Tell Me About It: Irked that wedding excludes guests for four
Question: My nephew's wedding is fast approaching. We received invitations, but each of my four adult daughters, ages 21 to 30, were invited with no guests. They are not married. When they questioned their cousin, he replied that he and his fiancee had to invite 250 guests and had to cut somewhere, so unless you are engaged, you cannot bring a guest. Also, if they get a lot of "no" replies, they will revisit the idea of allowing guests.
My nephew's wedding is fast approaching. We received invitations, but each of my four adult daughters, ages 21 to 30, were invited with no guests. They are not married. When they questioned their cousin, he replied that he and his fiancee had to invite 250 guests and had to cut somewhere, so unless you are engaged, you cannot bring a guest. Also, if they get a lot of "no" replies, they will revisit the idea of allowing guests.
This is hurtful, as we are family, and I feel that as adults, these young women should have been able to bring a guest and that it's tacky that they would allow them later to bring dates. Am I wrong for thinking family should be allowed a guest at a reception this big?
Answer: You want tacky? How about going back to your host after receiving four invitations and asking why you weren't issued eight. How about gazing upon a guest list of 250 and believing it's your place to suggest that it should be 260 or 300 because you're you and you believe in "and guest." Or worse, deciding 250 is fine, but that four people the couple care about should be axed to make room for four people your daughters care about.
Or pressing an accommodation out of your host, and then dismissing said accommodation as "tacky." Yikes.
I've sat in this chair for too many years not to understand there are rebuttals to my rebuttals, so I won't pretend you'll be satisfied by my opinion on guest lists.
However, my opinion does prove the fact of different opinions, as you and I clearly don't agree your nephew was rude. And that makes a more persuasive point: Managing a guest list does indeed involve judgment calls, and it's not any individual guest's judgment - or mine - that sets the bar for invitations made thoughtfully vs. those that are careless or rude.
You have been invited to celebrate the joyous life event of people you love, people likely under pressure to please a lot of different constituencies - many of them poised to be critical, ahem, of the way the couple chooses to host people at their or their families' expense. Wouldn't it be loving, joyous, and celebratory just to embrace the invitation as kindly intended, and show up without further complaint?
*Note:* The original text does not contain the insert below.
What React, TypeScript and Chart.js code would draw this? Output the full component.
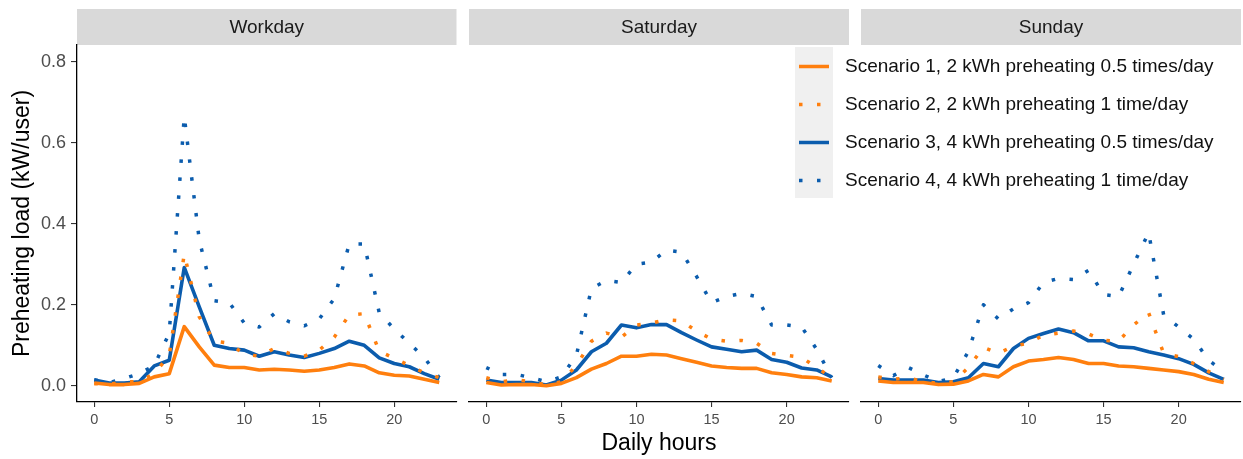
import React, { useEffect, useRef } from "react";
import { Chart, registerables } from "chart.js";

Chart.register(...registerables);

// ---------- data ----------
const hours = [0, 1, 2, 3, 4, 5, 6, 7, 8, 9, 10, 11, 12, 13, 14, 15, 16, 17, 18, 19, 20, 21, 22, 23];

const panelNames = ["Workday", "Saturday", "Sunday"];

const seriesNames = [
  "Scenario 1, 2 kWh preheating 0.5 times/day",
  "Scenario 2, 2 kWh preheating 1 time/day",
  "Scenario 3, 4 kWh preheating 0.5 times/day",
  "Scenario 4, 4 kWh preheating 1 time/day",
];

const xTickValues = [0, 5, 10, 15, 20];
const yTickValues = [0, 0.2, 0.4, 0.6, 0.8];

const workdayS1 = [0.007, 0.003, 0.003, 0.006, 0.022, 0.030, 0.146, 0.096, 0.051, 0.045, 0.045, 0.039, 0.041, 0.039, 0.036, 0.039, 0.045, 0.054, 0.049, 0.032, 0.026, 0.024, 0.016, 0.008];
const workdayS2 = [0.005, 0.004, 0.010, 0.010, 0.030, 0.075, 0.325, 0.170, 0.110, 0.105, 0.078, 0.073, 0.092, 0.080, 0.073, 0.088, 0.120, 0.175, 0.178, 0.085, 0.068, 0.050, 0.032, 0.020];
const workdayS3 = [0.014, 0.007, 0.007, 0.010, 0.049, 0.063, 0.292, 0.195, 0.100, 0.092, 0.088, 0.073, 0.084, 0.076, 0.070, 0.080, 0.092, 0.110, 0.100, 0.069, 0.055, 0.047, 0.030, 0.016];
const workdayS4 = [0.015, 0.008, 0.018, 0.030, 0.050, 0.130, 0.665, 0.360, 0.210, 0.205, 0.155, 0.145, 0.178, 0.158, 0.148, 0.165, 0.215, 0.350, 0.350, 0.180, 0.140, 0.105, 0.070, 0.020];

const saturdayS1 = [0.008, 0.002, 0.003, 0.003, 0.000, 0.006, 0.020, 0.041, 0.055, 0.073, 0.073, 0.078, 0.076, 0.067, 0.058, 0.049, 0.045, 0.043, 0.043, 0.032, 0.028, 0.022, 0.020, 0.012];
const saturdayS2 = [0.020, 0.010, 0.015, 0.010, 0.002, 0.010, 0.050, 0.110, 0.130, 0.120, 0.150, 0.155, 0.163, 0.160, 0.135, 0.115, 0.110, 0.112, 0.105, 0.080, 0.075, 0.070, 0.045, 0.020];
const saturdayS3 = [0.014, 0.008, 0.008, 0.008, 0.002, 0.014, 0.039, 0.084, 0.105, 0.150, 0.143, 0.151, 0.151, 0.131, 0.113, 0.096, 0.090, 0.084, 0.088, 0.065, 0.058, 0.044, 0.039, 0.022];
const saturdayS4 = [0.045, 0.028, 0.028, 0.020, 0.010, 0.022, 0.075, 0.240, 0.260, 0.255, 0.300, 0.305, 0.335, 0.330, 0.270, 0.205, 0.220, 0.228, 0.220, 0.150, 0.150, 0.145, 0.090, 0.020];

const sundayS1 = [0.012, 0.008, 0.008, 0.008, 0.003, 0.004, 0.012, 0.028, 0.022, 0.047, 0.061, 0.065, 0.070, 0.065, 0.055, 0.055, 0.049, 0.047, 0.043, 0.039, 0.035, 0.028, 0.016, 0.008];
const sundayS2 = [0.022, 0.016, 0.020, 0.010, 0.006, 0.010, 0.045, 0.095, 0.080, 0.098, 0.105, 0.125, 0.130, 0.135, 0.128, 0.112, 0.110, 0.150, 0.180, 0.080, 0.072, 0.055, 0.035, 0.016];
const sundayS3 = [0.018, 0.014, 0.014, 0.014, 0.008, 0.010, 0.020, 0.055, 0.047, 0.092, 0.117, 0.129, 0.140, 0.131, 0.111, 0.111, 0.096, 0.094, 0.084, 0.076, 0.067, 0.053, 0.032, 0.016];
const sundayS4 = [0.050, 0.025, 0.045, 0.027, 0.010, 0.020, 0.085, 0.200, 0.165, 0.190, 0.205, 0.255, 0.265, 0.262, 0.285, 0.225, 0.220, 0.300, 0.378, 0.175, 0.145, 0.115, 0.063, 0.035];

const panelSeries = [
  [workdayS1, workdayS2, workdayS3, workdayS4],
  [saturdayS1, saturdayS2, saturdayS3, saturdayS4],
  [sundayS1, sundayS2, sundayS3, sundayS4],
];

// ---------- styles / layout ----------
const W = 1243;
const H = 459;
const FONT = "'Liberation Sans', Arial, Helvetica, sans-serif";
const ORANGE = "#FF7F0E";
const BLUE = "#0B5CAD";
const seriesColors = [ORANGE, ORANGE, BLUE, BLUE];
const seriesDotted = [false, true, false, true];
const panelLeft = [77, 469, 861];
const panelRight = [456.5, 849, 1241];
const panelTop = 45;
const stripTop = 9;
const xAxisHeight = 57;

const stripPlugin = {
  id: "facetStrip",
  beforeDraw(chart: any, _args: any, opts: any) {
    const { ctx, chartArea } = chart;
    ctx.save();
    ctx.fillStyle = "#d9d9d9";
    ctx.fillRect(chartArea.left, stripTop, chartArea.right - chartArea.left, chartArea.top - stripTop);
    ctx.fillStyle = "#1a1a1a";
    ctx.font = `19px ${FONT}`;
    ctx.textAlign = "center";
    ctx.textBaseline = "middle";
    ctx.fillText(opts.label, (chartArea.left + chartArea.right) / 2, (stripTop + chartArea.top) / 2 + 1);
    ctx.restore();
  },
};

const legendPlugin = {
  id: "facetLegend",
  afterDraw(chart: any) {
    const { ctx } = chart;
    const keyX = 795;
    const keyW = 38;
    const rowY = [66.5, 104.5, 142.5, 180.5];
    ctx.save();
    ctx.fillStyle = "#f0f0f0";
    ctx.fillRect(keyX, 47, keyW, 151);
    seriesNames.forEach((name, i) => {
      const y = rowY[i];
      ctx.beginPath();
      ctx.strokeStyle = seriesColors[i];
      ctx.lineWidth = 3.5;
      ctx.lineCap = "butt";
      ctx.setLineDash(seriesDotted[i] ? [3.5, 14.5] : []);
      ctx.moveTo(keyX + 4, y);
      ctx.lineTo(keyX + keyW - 4, y);
      ctx.stroke();
      ctx.setLineDash([]);
      ctx.fillStyle = "#111";
      ctx.font = `19px ${FONT}`;
      ctx.textAlign = "left";
      ctx.textBaseline = "middle";
      ctx.fillText(name, 845, y);
    });
    ctx.restore();
  },
};

function makeConfig(p: number): any {
  const datasets = panelSeries[p].map((vals, i) => ({
    label: seriesNames[i],
    data: hours.map((h, k) => ({ x: h, y: vals[k] })),
    borderColor: seriesColors[i],
    backgroundColor: seriesColors[i],
    borderWidth: seriesDotted[i] ? 3.5 : 3.6,
    borderDash: seriesDotted[i] ? [3.5, 14.5] : [],
    borderCapStyle: "butt",
    borderJoinStyle: "round",
    pointRadius: 0,
    fill: false,
    tension: 0,
  }));
  return {
    type: "line",
    data: { datasets },
    plugins: p === 2 ? [stripPlugin, legendPlugin] : [stripPlugin],
    options: {
      responsive: false,
      animation: false,
      events: [],
      layout: { padding: { left: p === 0 ? 0 : panelLeft[p], right: W - panelRight[p], top: panelTop, bottom: 0 } },
      plugins: {
        legend: { display: false },
        tooltip: { enabled: false },
        facetStrip: { label: panelNames[p] },
      },
      scales: {
        x: {
          type: "linear",
          min: -1.15,
          max: 24.15,
          afterBuildTicks: (s: any) => {
            s.ticks = xTickValues.map((v) => ({ value: v }));
          },
          afterFit: (s: any) => {
            s.height = xAxisHeight;
          },
          grid: { display: true, drawOnChartArea: false, drawTicks: true, tickLength: 5, color: "#333", lineWidth: 1.1 },
          border: { display: true, color: "#000", width: 1.3 },
          ticks: {
            color: "#4d4d4d",
            font: { family: FONT, size: 14.5 },
            padding: 4,
            maxRotation: 0,
            autoSkip: false,
            callback: (v: any) => String(v),
          },
          title: {
            display: p === 1,
            text: "Daily hours",
            color: "#000",
            font: { family: FONT, size: 23 },
            padding: { top: 0, bottom: 2 },
          },
        },
        y: {
          display: p === 0,
          min: -0.04,
          max: 0.841,
          afterBuildTicks: (s: any) => {
            s.ticks = yTickValues.map((v) => ({ value: v }));
          },
          afterFit: (s: any) => {
            s.width = p === 0 ? panelLeft[0] : 0;
          },
          grid: { display: true, drawOnChartArea: false, drawTicks: true, tickLength: 6, color: "#333", lineWidth: 1.1 },
          border: { display: true, color: "#000", width: 1.3 },
          ticks: {
            color: "#4d4d4d",
            font: { family: FONT, size: 18 },
            padding: 5,
            autoSkip: false,
            callback: (v: any) => Number(v).toFixed(1),
          },
          title: {
            display: true,
            text: "Preheating load (kW/user)",
            color: "#000",
            font: { family: FONT, size: 23 },
            padding: { top: 9, bottom: 0 },
          },
        },
      },
    },
  };
}

export default function App() {
  const r0 = useRef<HTMLCanvasElement>(null);
  const r1 = useRef<HTMLCanvasElement>(null);
  const r2 = useRef<HTMLCanvasElement>(null);

  useEffect(() => {
    const refs = [r0, r1, r2];
    const charts = refs.map((r, p) => new Chart(r.current as HTMLCanvasElement, makeConfig(p)));
    return () => charts.forEach((c) => c.destroy());
  }, []);

  const canvasStyle: React.CSSProperties = { position: "absolute", left: 0, top: 0, width: W, height: H };
  return (
    <div style={{ position: "fixed", left: 0, top: 0, width: W, height: H, background: "#fff" }}>
      <canvas ref={r0} width={W} height={H} style={canvasStyle} />
      <canvas ref={r1} width={W} height={H} style={canvasStyle} />
      <canvas ref={r2} width={W} height={H} style={canvasStyle} />
    </div>
  );
}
Question: My daughter and her husband have three families to see, her parents being divorced and remarried. I understand how stressful and demanding holidays are for her.
My problem is that it is always me and her stepdad at the "bottom of the barrel." Her other two families have more members, making it fun to get together, with people their age and the ages of their little children. It is just me and my husband, much less festive. I get it.
At the same time, we are left alone at the holidays, and it is always so depressing. We usually find some other people to share dinner with, but it doesn't relieve the lonely, left-out feeling. I have expressed this to my daughter in years past, but she just gets upset, and I feel like I've dumped a guilt trip on her. I hate holidays. Any suggestions?
Answer: I'm sorry. This is common and hard.
But you know what they say - if you can't beat 'em, blow everything up.
That is, assuming you've completely ruled out joining these bigger gatherings (via your daughter). I hope you haven't; radical inclusion can work, even when relations tend to the chilly. All you need to get started is a group decision to make it work. If your ex-husband, for whatever reason, stands in the way of your gathering with your daughter's side of the family, maybe you can create a niche for yourselves over the course of a few years with your son-in-law's crew. Certainly, you and your daughter don't lack for incentive to try something new.
When that's impossible or unpalatable, then, boom: Take your current idea of how a holiday is supposed to look and obliterate it. Tell yourself firmly and finally that what you envision - sharing with your daughter and her brood - isn't going to happen.
Then look at that fresh blank page and see . . . what? Is it interesting travel, even a day trip? A hike to a gorgeous view? Community service? (Though not a one-time Thanksgiving stint at a homeless shelter, because those overwhelm shelter staffs annually.) Or can you see just treating yourselves - be it to a performance, as not all venues go dark on holidays, or a high-end restaurant meal, or a streaming binge of a show or movies you love, with a menu to match?
Anything purposeful. Anything but a scraped-together consolation bird.
If you can't see holidays as an appointment to feel good, please note that right now, they're essentially an appointment to feel bad - and that nearly every element of this but your daughter's circumstances is within your power to change.